Tatia Dolidze on EU Sanctions Against Russia
This blog has an enduring interest in the technology of sanctions: how and when they “work”—and if they do at all (our posts on sanctions can be found here). The Peterson Institute has also done extensive work on the issue. Recently, we were alerted to a useful summary of EU sanctions policy toward Russia done by Tatia Dolidze at the Brussels-based Center for European Policy Studies. Although Russia differs in obvious ways from North Korea, many of the same policy dilemmas are visible in Dolidze’s account.

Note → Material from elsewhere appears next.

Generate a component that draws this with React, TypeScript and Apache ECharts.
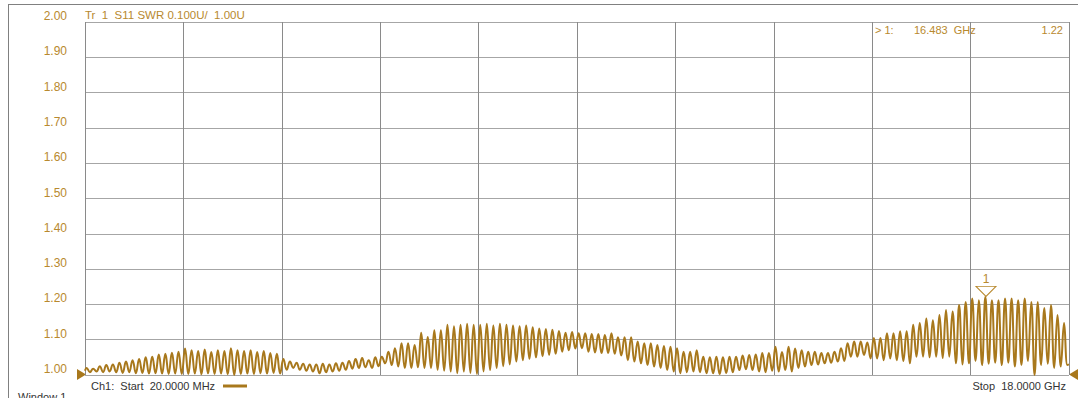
import React, { useEffect, useRef } from "react";
import * as echarts from "echarts";

// Sweep: 20 MHz .. 18 GHz (x axis = offset from start, GHz)
const START_GHZ = 0.02;
const STOP_GHZ = 18.0;
const SPAN = STOP_GHZ - START_GHZ;

// SWR axis
const Y_MIN = 1.0;
const Y_MAX = 2.0;
const Y_STEP = 0.1;

// Peak SWR of each ripple (15 ripples per horizontal division)
const peaks = [
  1.02, 1.018, 1.025, 1.028, 1.03, 1.035, 1.038, 1.042, 1.045, 1.05, 1.052, 1.058, 1.06, 1.063, 1.066,
  1.075, 1.07, 1.068, 1.072, 1.065, 1.07, 1.068, 1.076, 1.07, 1.068, 1.07, 1.065, 1.068, 1.062, 1.06,
  1.045, 1.038, 1.035, 1.032, 1.03, 1.03, 1.032, 1.03, 1.033, 1.035, 1.04, 1.045, 1.048, 1.042, 1.05,
  1.052, 1.066, 1.076, 1.09, 1.09, 1.085, 1.12, 1.108, 1.127, 1.127, 1.142, 1.138, 1.142, 1.145, 1.142,
  1.142, 1.145, 1.14, 1.145, 1.142, 1.14, 1.138, 1.14, 1.135, 1.132, 1.13, 1.128, 1.125, 1.12, 1.122,
  1.118, 1.118, 1.116, 1.116, 1.113, 1.118, 1.107, 1.107, 1.107, 1.095, 1.09, 1.09, 1.085, 1.082, 1.08,
  1.076, 1.066, 1.066, 1.07, 1.052, 1.05, 1.052, 1.05, 1.052, 1.052, 1.055, 1.057, 1.058, 1.062, 1.062,
  1.08, 1.065, 1.08, 1.075, 1.07, 1.066, 1.066, 1.062, 1.062, 1.066, 1.076, 1.09, 1.095, 1.095, 1.092,
  1.105, 1.105, 1.118, 1.118, 1.124, 1.124, 1.142, 1.147, 1.16, 1.155, 1.17, 1.184, 1.18, 1.198, 1.207,
  1.217, 1.212, 1.222, 1.212, 1.212, 1.217, 1.217, 1.212, 1.217, 1.207, 1.207, 1.19, 1.198, 1.17, 1.147,
];

// Trough SWR between ripples
const troughs = [
  1.008, 1.01, 1.008, 1.01, 1.008, 1.006, 1.008, 1.005, 1.006, 1.004, 1.005, 1.004, 1.003, 1.004, 1.003,
  1.003, 1.004, 1.002, 1.005, 1.003, 1.004, 1.002, 1.0, 1.003, 1.004, 1.003, 1.005, 1.004, 1.006, 1.004,
  1.015, 1.02, 1.015, 1.012, 1.01, 1.005, 1.008, 1.01, 1.012, 1.015, 1.018, 1.02, 1.022, 1.02, 1.025,
  1.033, 1.028, 1.024, 1.02, 1.02, 1.022, 1.02, 1.02, 1.015, 1.012, 1.01, 1.005, 1.01, 1.006, 1.003,
  1.01, 1.014, 1.02, 1.025, 1.03, 1.038, 1.042, 1.046, 1.05, 1.053, 1.057, 1.06, 1.066, 1.07, 1.075,
  1.076, 1.066, 1.064, 1.062, 1.062, 1.06, 1.055, 1.042, 1.038, 1.033, 1.028, 1.024, 1.02, 1.014, 1.01,
  1.005, 1.008, 1.01, 1.008, 1.005, 1.005, 1.003, 1.006, 1.008, 1.014, 1.016, 1.014, 1.01, 1.008, 1.012,
  1.01, 1.014, 1.01, 1.02, 1.024, 1.028, 1.03, 1.033, 1.035, 1.038, 1.04, 1.052, 1.052, 1.057, 1.047,
  1.047, 1.042, 1.047, 1.042, 1.04, 1.033, 1.052, 1.052, 1.05, 1.052, 1.048, 1.052, 1.033, 1.03, 1.033,
  1.04, 1.028, 1.032, 1.035, 1.028, 1.035, 1.024, 1.028, 1.04, 1.0, 1.028, 1.032, 1.02, 1.024, 1.028,
];

const START_VALUE = 1.012;
const END_VALUE = 1.03;

// Marker 1
const MARKER_GHZ = 16.483;
const MARKER_SWR = 1.22;

const GOLD = "#a8781c";
const TEXT_GOLD = "#b8892e";
const FONT = "Liberation Sans, Arial, sans-serif";

export default function App() {
  const ref = useRef<HTMLDivElement>(null);

  useEffect(() => {
    if (!ref.current) return;
    const chart = echarts.init(ref.current, undefined, { renderer: "svg" });

    const n = peaks.length;
    const half = SPAN / (2 * n);
    const data: [number, number][] = [[0, START_VALUE]];
    for (let k = 0; k < n; k++) {
      data.push([(2 * k + 0.5) * half, peaks[k]]);
      data.push([(2 * k + 1.5) * half, troughs[k]]);
    }
    data.push([SPAN, END_VALUE]);

    chart.setOption({
      animation: false,
      backgroundColor: "#ffffff",
      grid: { left: 85, right: 9, top: 22, bottom: 23, containLabel: false },
      xAxis: {
        type: "value",
        min: 0,
        max: SPAN,
        interval: SPAN / 10,
        axisLine: { show: false },
        axisTick: { show: false },
        axisLabel: { show: false },
        splitLine: { show: true, lineStyle: { color: "#8a8a8a", width: 1 } },
      },
      yAxis: {
        type: "value",
        min: Y_MIN,
        max: Y_MAX,
        interval: Y_STEP,
        axisLine: { show: false },
        axisTick: { show: false },
        axisLabel: {
          show: true,
          margin: 18,
          color: TEXT_GOLD,
          fontSize: 12,
          fontFamily: FONT,
          verticalAlign: "bottom",
          formatter: (v: number) => v.toFixed(2),
        },
        splitLine: { show: true, lineStyle: { color: "#a6a6a6", width: 1 } },
      },
      series: [
        {
          type: "line",
          data,
          smooth: 0.45,
          showSymbol: false,
          clip: true,
          lineStyle: { color: GOLD, width: 2 },
          markPoint: {
            silent: true,
            data: [
              {
                coord: [MARKER_GHZ - START_GHZ, MARKER_SWR],
                symbol: "triangle",
                symbolRotate: 180,
                symbolSize: [20, 10],
                symbolOffset: [0, -6],
                itemStyle: { color: "#ffffff", borderColor: TEXT_GOLD, borderWidth: 1 },
                label: {
                  show: true,
                  position: "top",
                  distance: 1,
                  formatter: "1",
                  color: TEXT_GOLD,
                  fontSize: 12,
                  fontFamily: FONT,
                },
              },
            ],
          },
        },
      ],
      graphic: [
        { type: "line", shape: { x1: 8, y1: 4.5, x2: 1078, y2: 4.5 }, style: { stroke: "#808080", lineWidth: 1 } },
        { type: "line", shape: { x1: 8.5, y1: 4, x2: 8.5, y2: 398 }, style: { stroke: "#808080", lineWidth: 1 } },
        {
          type: "text",
          x: 85,
          y: 15,
          style: { text: "Tr  1  S11 SWR 0.100U/  1.00U", fill: TEXT_GOLD, fontSize: 11.5, fontFamily: FONT, verticalAlign: "middle" },
        },
        {
          type: "text",
          x: 875,
          y: 30,
          style: { text: "> 1:", fill: TEXT_GOLD, fontSize: 11, fontFamily: FONT, verticalAlign: "middle" },
        },
        {
          type: "text",
          x: 914,
          y: 30,
          style: { text: "16.483  GHz", fill: TEXT_GOLD, fontSize: 11, fontFamily: FONT, verticalAlign: "middle" },
        },
        {
          type: "text",
          x: 1063,
          y: 30,
          style: { text: "1.22", fill: TEXT_GOLD, fontSize: 11, fontFamily: FONT, align: "right", verticalAlign: "middle" },
        },
        {
          type: "polygon",
          shape: { points: [[77, 369], [86, 374.5], [77, 380]] },
          style: { fill: GOLD },
        },
        {
          type: "polygon",
          shape: { points: [[1078, 369], [1069, 374.5], [1078, 380]] },
          style: { fill: GOLD },
        },
        {
          type: "text",
          x: 91,
          y: 386,
          style: { text: "Ch1:  Start  20.0000 MHz", fill: "#333333", fontSize: 11, fontFamily: FONT, verticalAlign: "middle" },
        },
        { type: "line", shape: { x1: 223, y1: 386, x2: 247, y2: 386 }, style: { stroke: GOLD, lineWidth: 3 } },
        {
          type: "text",
          x: 1066,
          y: 386,
          style: { text: "Stop  18.0000 GHz", fill: "#333333", fontSize: 11, fontFamily: FONT, align: "right", verticalAlign: "middle" },
        },
        {
          type: "text",
          x: 18,
          y: 391,
          style: { text: "Window 1", fill: "#333333", fontSize: 11, fontFamily: FONT, verticalAlign: "top" },
        },
      ],
    });

    return () => chart.dispose();
  }, []);

  return (
    <div
      ref={ref}
      style={{ position: "fixed", left: 0, top: 0, width: 1078, height: 398, background: "#fff" }}
    />
  );
}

Following the Russian seizure of the Crimea, the EU instituted sanctions in three rounds; had there been no agreement last week on the Ukraine, it was likely that Germany and France would have pushed for a fourth round. The sanctions have four targets:
- private entities and individuals via visa bans and freezes on assets;
- financial markets by banning long-term EU loans for the five main state-owned banks (Sberbank, VTB, Gazprombank, Vnesheconombank (VEB) and Rosselkhozbank);
- the energy sector through restrictions on Rosneft, Transneft and Gazprom Neft activities;
- the defense industry by means of blacklisting dual-list Russian technology manufacturers.
North Korea can only respond to sanctions through other lines of attack; Russia by contrast imposed a wide-ranging ban on food imports from the EU, the US and a handful of other states; these exports accounted for about 10 percent of the EU total and have dropped to nearly zero. Dolidze details how this case has now been brought before the WTO.
Dolidze does not do her own modeling of the sanctions’ effects which are in any case difficult to sort out from the effects of falling oil prices and the more general collapse in confidence. But she does offer the projections from the World Bank on Russia’s likely economic performance in 2015 and 2016, as well as from Russian officials, and the picture is obviously not good; Putin is scrambling to take counter-cyclical action with declining degrees of freedom. The problem the Russian economy faces—and critics of the sanctions do not see this—is they are likely to work through the investment channel and thus continue to bite for years into the future.
In an interesting parallel to the current North Korean debate, Dolidze talks about what additional steps could be taken—such as the nuclear option of severing Russia’s connection with SWIFT (Society of Worldwide Interbank Financial Telecommunications)—but also notes the importance of maintaining EU connections in other domains:
“For the political goals of the economic sanctions to be achieved, they ought to be complemented with democracy support instruments: facilitating the movement of the ordinary Russian people while still restraining the individuals targeted by the sanctions; funding undergraduate exchange programmes for Russian youth to study in the EU and experience the European way of life; holding information campaigns that counter the Russian information filter; and supporting independent research. These instruments might not yield immediate results, but they surely represent the long-term investments that will pay off once Russian civil society is developed into a strong and well-informed authority.”
That sounds right to us.
Some of the weaknesses in the EU sanctions efforts also show the standard coordination problems long-identified in the sanctions literature. Dolidze walks through objections raised in different forms—from the ideological to the purely economic—in Hungary, Finland and candidate countries such as Serbia. The effort also faces the challenge of third countries happily stepping into the breach, including with respect to the food trade.
The biggest difference however is that Russia and Europe also have a delicate co-dependence in the oil and, particularly, the gas trade; Dolidze also provides a useful map on the level of dependence across the EU, which ranges from zero in Spain and Britain to 100% not only in Bulgaria and the Baltics, but to our surprise in Finland and Sweden as well. This card has been held off the table, but Dolidze shows how it is implicated in the EU’s complex Iran diplomacy, another potential weak link in any sanctions chain.
Dolidze shows how despite the sanctions—or even because of them—Putin’s public support has only increased since the seizure of the Crimea (although the data only goes through the immediate post-seizure rallying-around-the-flag). In a headline finding, the Russian Public Opinion Research Center found virtually no concern with the sanctions (92 % said they didn’t care about them). More recently—as of February 15 in fact—Unified Russia still received support from over 60 % of those polled; among the remainder of a highly-fragmented field, the next closest contender (LDPR) received less than 6%. Whether such support will hold is another issue. But as in North Korea, it is increasingly at issue whether it matters given the grip that Putin now has on the Russian political system.